Purdue women’s soccer coach Robert Klatt paced the sidelines
tensely. The clock was winding down, Michigan held a 1-0 lead and
the Boilermakers needed an equalizer badly. So with a minute and a
half left, Klatt made a strategic move. He sent in a substitute for
his keeper.

Fans in the stands might not have understood Klatt’s move, but
on the other side of the field his intentions were clear.
Goalkeepers can substitute an unlimited number of times in college
soccer. The clock stops every time a substitution is made in the
last five minutes of the game. And since the Purdue (5-1-1 Big Ten,
9-2-2 overall) keepers kept rotating in and out during the last
minute and a half, the game stretched just long enough to give the
Boilermakers time to punch in a goal with 22 seconds left and send
the match to overtime.

“Most games you’re going to win with 22 seconds left,” Michigan
coach Debbie Rademacher said. “(Klatt) kept stopping the clock with
subbing the keepers, and had he not done that, we would have won
and the game would have been over.”

Instead, Michigan (2-2-4, 3-5-6) ended up recording its sixth
double-overtime tie of the season and its second of the weekend,
after finishing with a scoreless draw against Indiana (3-3-1,
6-6-1) on Friday.

“Every time it’s a broken record out here,” Rademacher said.
“It’s because we’re not scoring goals.”

Lately, the Wolverines have had trouble finishing their
offensive chances, and last weekend was no different. Michigan’s
only goal came from a set piece, when junior co-captain Laura
Tanchon sent a bending kick from just outside the box over the head
of Purdue’s keeper. But even after firing 32 shots – 15 of them on
goal – the Wolverines just couldn’t put the ball in the net.
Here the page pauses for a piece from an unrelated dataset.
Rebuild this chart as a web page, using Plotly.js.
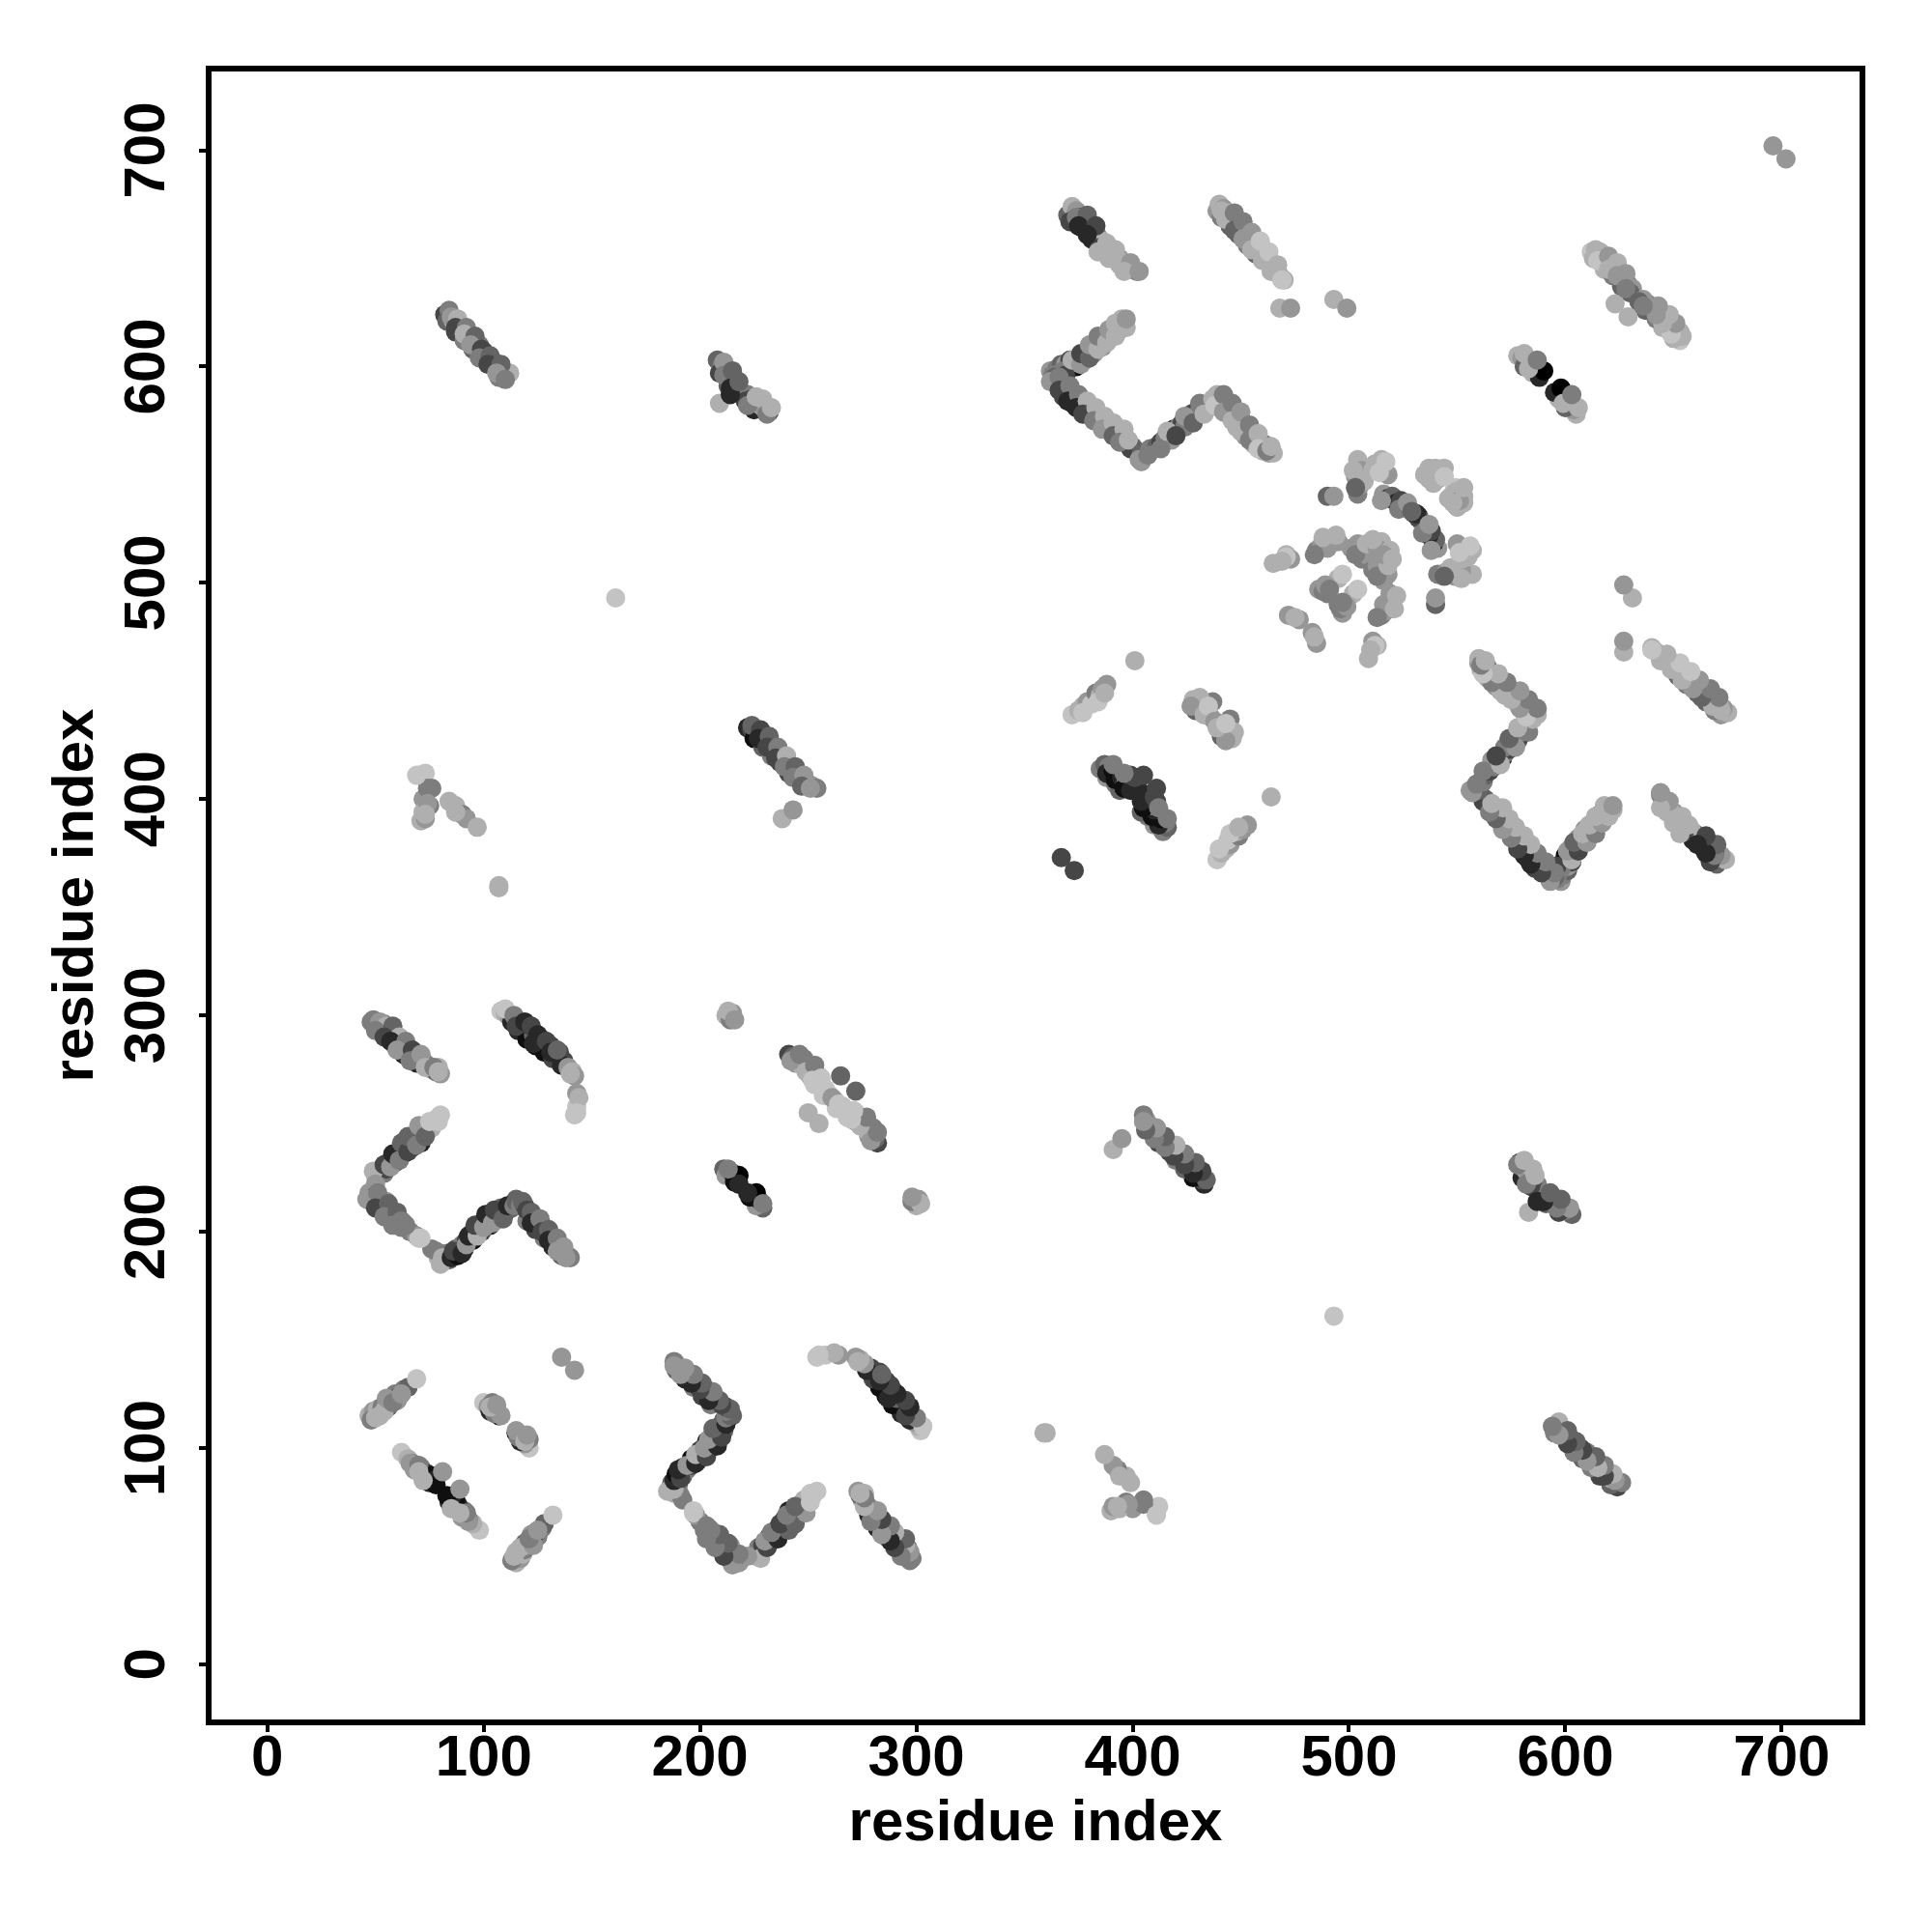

“It’s disappointing, especially when you’re up a goal and you
end up tying and going to two overtimes,” Tanchon said. “(In the
second half) I think we got a little tentative, because we were up
1-0, and we just let down.”

The Wolverines know that if they don’t start getting some
conference wins soon – which are worth three points in the
standings as opposed to one point for a tie – they may see their
chances of postseason play slip away.

“It’s better than a loss,” freshman forward Katie Kramer said of
Saturday’s tie. “But it’s frustrating, because we’d rather win
these games. We need a big win so we can get some points and get
into the Big Ten Tournament.”

Michigan is currently tied for third in the Big Ten standings
with 10 points, but has the second-worst overall winning percentage
– 0.429. Next weekend the Wolverines will try for a win at home
when they face Iowa and Central Michigan.